The Digital Forensics Process
A disciplined digital forensics investigation follows six sequential phases — each dependent on the integrity of the preceding one:
- Identification: Determining what digital evidence exists and where — devices, accounts, cloud storage, email servers, CCTV systems, access logs
- Preservation: Securing evidence against alteration, deletion, or corruption — the most time-critical phase
- Collection: Forensically sound acquisition of evidence using validated tools and documented methodology
- Analysis: Examination of acquired evidence to identify relevant artifacts — deleted files, metadata, communication records, access logs
- Documentation: Comprehensive recording of every finding, method, and decision throughout the investigation
- Presentation: Communicating findings clearly to legal counsel, management, regulators, or the court
Chain of Custody — The Foundation of Admissibility
Chain of custody is the chronological documentation that accounts for the collection, transfer, analysis, and disposition of evidence. A broken chain of custody can — and regularly does — result in otherwise compelling evidence being ruled inadmissible.

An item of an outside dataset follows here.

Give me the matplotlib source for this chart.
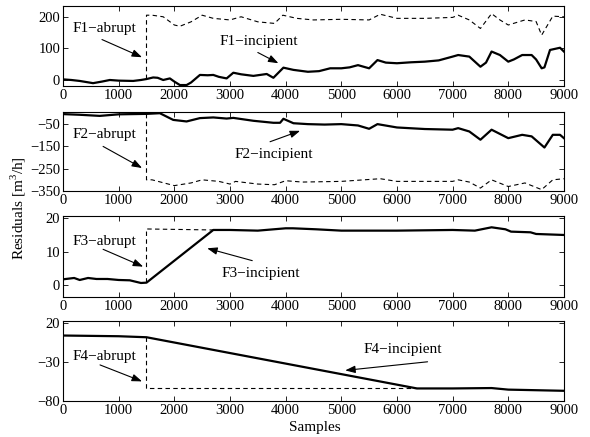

| Chain of Custody Requirement | Practical Implementation |
|---|---|
| Documented collection | Signed evidence collection form with date, time, location, and collector's name |
| Unique evidence identifier | Numbered evidence tags applied to every item before removal from the scene |
| Transfer records | Signed acknowledgment every time evidence changes hands |
| Storage integrity | Evidence locker with restricted access and tamper-evident sealing |
| Hash verification | Cryptographic hash (SHA-256) of forensic images verified before and after analysis |
Forensic Acquisition — The Right Way
Forensic acquisition is the process of creating an exact, verifiable copy of a digital storage device for analysis — without modifying the original in any way.
- Write blocking: Hardware or software write blockers prevent any data from being written to the source device during acquisition — essential to prevent contamination
- Forensic imaging: Tools such as FTK Imager, dd, or Autopsy create sector-by-sector copies that include deleted files, slack space, and unallocated areas — locations where critical evidence frequently resides
- Hash verification: A SHA-256 hash of the source device is calculated before imaging and verified against the acquired image — any discrepancy indicates contamination
- Live acquisition: For powered-on systems, volatile memory (RAM) must be captured before shutdown — RAM contains encryption keys, running processes, and login sessions that are lost when power is removed
Types of Digital Evidence in Fraud Cases
- Email records: Communication between co-conspirators, vendor correspondence, instruction chains for fraudulent transactions
- Financial system logs: Transaction records, access logs, approval timestamps, override events
- Deleted files: Documents deliberately deleted by suspects — recoverable from unallocated disk space in most cases
- Metadata: Document creation dates, author names, modification history — frequently contradicts suspect statements
- Mobile device data: WhatsApp communications, call logs, GPS data, photographs — increasingly central to fraud investigations
- Cloud storage: Google Drive, Dropbox, OneDrive — organizations must have legal counsel guide data preservation requests
Nigerian Legal Framework
The Cybercrimes (Prohibition, Prevention, etc.) Act 2015 governs digital evidence in Nigerian proceedings. Section 38 requires that computer-generated evidence be accompanied by a certificate stating that the computer was operating properly, that the evidence was produced in the ordinary course of activities, and that the person tendering it is qualified to do so. Forensic investigators must be prepared to provide expert testimony satisfying these requirements.
Key Takeaway
Digital forensics is as much a legal discipline as a technical one. The value of any digital investigation is determined not by what the investigator finds, but by whether that finding can be presented in court with an unbroken chain of custody, a documented methodology, and a qualified expert who can explain every step under cross-examination.